By Terry Jacoby/WeloveAnnArbor.com
Tierney Fraidenburg is simply an amazing young woman. And the word “amazing” isn’t something to kick around lightly, but in this case it fits in more ways than one.
The senior is in her second season as the kicker on the Pioneer varsity football team. She also is a diver and captain on the Pioneer swimming and diving team.
Yes, both sports are in the fall.
And don’t think for one second that playing two sports is going to cause any issues in the classroom for Fraidenburg. While her stats in football and diving are important, her 3.98 grade-point average is a statistic she is most proud of as she begins her final year at Pioneer High School.
Being a female kicker in football isn’t exactly rare, but it’s not something you see every day – and Fraidenburg’s schedule isn’t something you see every day. So, let’s kick things off at 5 in the morning.
“I get up around 5 or 5:30,” Fraidenburg says. “On Mondays and Wednesdays I have morning lift and workout for diving from 6 a.m. to 7:15 a.m.”
She then goes right from the pool to the classroom where she has classes until 2:30 p.m.
“Once sixth hour is finished, I go to Coach (William) Bellers room for a few minutes of study hall before leaving for dive practice which starts at 3 p.m.,” she says. “Dive finishes at 5, but I always leave at 4:45 in order to get to the football field by 5. Football is done at 7 p.m., and during the two hours I am there I usually stretch, practice kicking a few extra points and field goals, work on my form, and run the conditioner our team has on that day.”
She leaves Pioneer around 7:30 p.m. most days, depending on how long practice goes.

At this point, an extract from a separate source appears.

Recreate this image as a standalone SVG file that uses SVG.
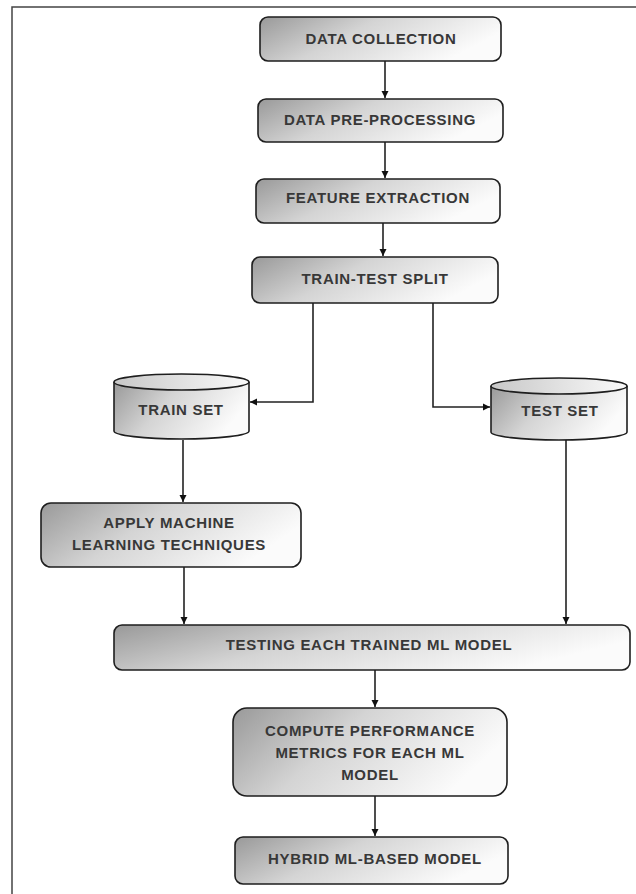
<svg xmlns="http://www.w3.org/2000/svg" width="636" height="894" viewBox="0 0 636 894">
<defs>
<linearGradient id="g" x1="0" y1="0" x2="1" y2="0.35">
<stop offset="0" stop-color="#999999"/>
<stop offset="0.45" stop-color="#d4d4d4"/>
<stop offset="1" stop-color="#fbfbfb"/>
</linearGradient>
<linearGradient id="gt" x1="0" y1="0" x2="1" y2="0">
<stop offset="0" stop-color="#c8c8c8"/>
<stop offset="1" stop-color="#fafafa"/>
</linearGradient>
<marker id="a" markerUnits="userSpaceOnUse" markerWidth="8" markerHeight="8" refX="7" refY="4" orient="auto">
<path d="M0,0.5 L7,4 L0,7.5 z" fill="#111"/>
</marker>
</defs>
<style>
.box{fill:url(#g);stroke:#1e1e1e;stroke-width:1.6}
.top{fill:url(#gt);stroke:#1e1e1e;stroke-width:1.6}
.t{font-family:"Liberation Sans",Arial,sans-serif;font-size:15px;font-weight:bold;fill:#383838;text-anchor:middle;letter-spacing:0.7px}
.c{fill:none;stroke:#222;stroke-width:1.6;marker-end:url(#a)}
.frame{fill:none;stroke:#444;stroke-width:1.5}
</style>
<path class="frame" d="M12,894 V7 H636"/>
<g id="connectors">
<path class="c" d="M385,61 V98"/>
<path class="c" d="M385,142 V178"/>
<path class="c" d="M383,223 V256"/>
<path class="c" d="M313,303 V402 H250"/>
<path class="c" d="M433,303 V407 H490"/>
<path class="c" d="M183,440 V502"/>
<path class="c" d="M184,567 V624"/>
<path class="c" d="M566,440 V624"/>
<path class="c" d="M375,670 V707"/>
<path class="c" d="M375,796 V836"/>
</g>
<g id="data-collection">
<rect class="box" x="260" y="17" width="241" height="44" rx="8"/>
<text class="t" x="381" y="44">DATA COLLECTION</text>
</g>
<g id="data-preprocessing">
<rect class="box" x="258" y="99" width="245" height="43" rx="8"/>
<text class="t" x="380" y="125">DATA PRE-PROCESSING</text>
</g>
<g id="feature-extraction">
<rect class="box" x="256" y="179" width="244" height="44" rx="8"/>
<text class="t" x="378" y="203">FEATURE EXTRACTION</text>
</g>
<g id="train-test-split">
<rect class="box" x="252" y="257" width="246" height="46" rx="8"/>
<text class="t" x="375" y="284">TRAIN-TEST SPLIT</text>
</g>
<g id="train-set">
<path class="box" d="M114,382 V431 A67.5,8 0 0 0 249,431 V382"/>
<ellipse class="top" cx="181.5" cy="382" rx="67.5" ry="8"/>
<text class="t" x="181" y="415">TRAIN SET</text>
</g>
<g id="test-set">
<path class="box" d="M491,386 V432 A68,8 0 0 0 627,432 V386"/>
<ellipse class="top" cx="559" cy="386" rx="68" ry="8"/>
<text class="t" x="560" y="416">TEST SET</text>
</g>
<g id="apply-ml">
<rect class="box" x="41" y="503" width="260" height="64" rx="10"/>
<text class="t" x="169" y="528">APPLY MACHINE</text>
<text class="t" x="169" y="550">LEARNING TECHNIQUES</text>
</g>
<g id="testing">
<rect class="box" x="114" y="625" width="516" height="45" rx="8"/>
<text class="t" x="369" y="650">TESTING EACH TRAINED ML MODEL</text>
</g>
<g id="compute-metrics">
<rect class="box" x="233" y="708" width="274" height="88" rx="14"/>
<text class="t" x="370" y="736">COMPUTE PERFORMANCE</text>
<text class="t" x="370" y="758">METRICS FOR EACH ML</text>
<text class="t" x="370" y="780">MODEL</text>
</g>
<g id="hybrid">
<rect class="box" x="235" y="837" width="273" height="47" rx="8"/>
<text class="t" x="375" y="864">HYBRID ML-BASED MODEL</text>
</g>
</svg>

Yes, she typically spends more than 12 hours a day at Pioneer High School. And that is not counting swimming dual-meets, tournaments and football games.
But this is not only the life Fraidenburg chooses, it’s a life she would have no other way. It would be impossible for a person to keep this kind of schedule if they didn’t love what they were doing. And having to choose between kicking on the football team or diving for the swim team was not an option.
Fraidenburg, who also is a very good soccer player, is one of those young individuals wired for challenges. Both kicking and diving are intense, individual activities, requiring hard work, commitment and a strong mental makeup. What’s more nerve-wracking than standing at the edge of a diving platform with everyone in the pool watching as you try to nail a difficult dive?
What’s more nerve-wracking? How about standing on a football field – with everyone in the stadium watching – as you try to add the extra point to tie or take the lead in a football game.
Fraidenburg, the daughter of Amy Robbins and Keith Fraidenburg, didn’t exactly pick two easy passions.
“The biggest challenge of being a kicker is staying mentally tough and making sure that I take care of myself,” she says. “A lot of people don’t understand the toll kicking can have on your mind and body. Having an off day can be very frustrating and often causes me to overthink and get in my head.
“In order to kick well I have to always remain calm and collected under pressure, and it can be difficult to do. Forgiving myself for mistakes or not blaming myself for something going wrong is also something that I (and other kickers) struggle with.”
She says last year’s win over Huron was one of her favorite football moments so far.
“I have really enjoyed my time as a kicker, and there have been many memorable moments and games,” she says. “The biggest highlight of my kicking career was playing Huron last year. It was my first time making a PAT in a game, and I was able to kick four extra points on our home field during one of our most exciting games of the year.”
One of her highlights in swimming came out of the water – when she was named one of the captains this season.
“I was so honored to be picked as a captain this year,” she says. “I don’t know how long it has been since a diver had been voted a captain, but it means a lot to me that both swimmers and divers want me as a leader of the team and program. Being a captain of the swim and dive program is an exciting opportunity because it means I have the chance to better connect the two sports. In the past we have struggled with divers having the same involvement in the team as swimmers, but as a captain I have been working to try and better bridge that gap.”
Fraidenburg’s diving career began when she was 9 years old.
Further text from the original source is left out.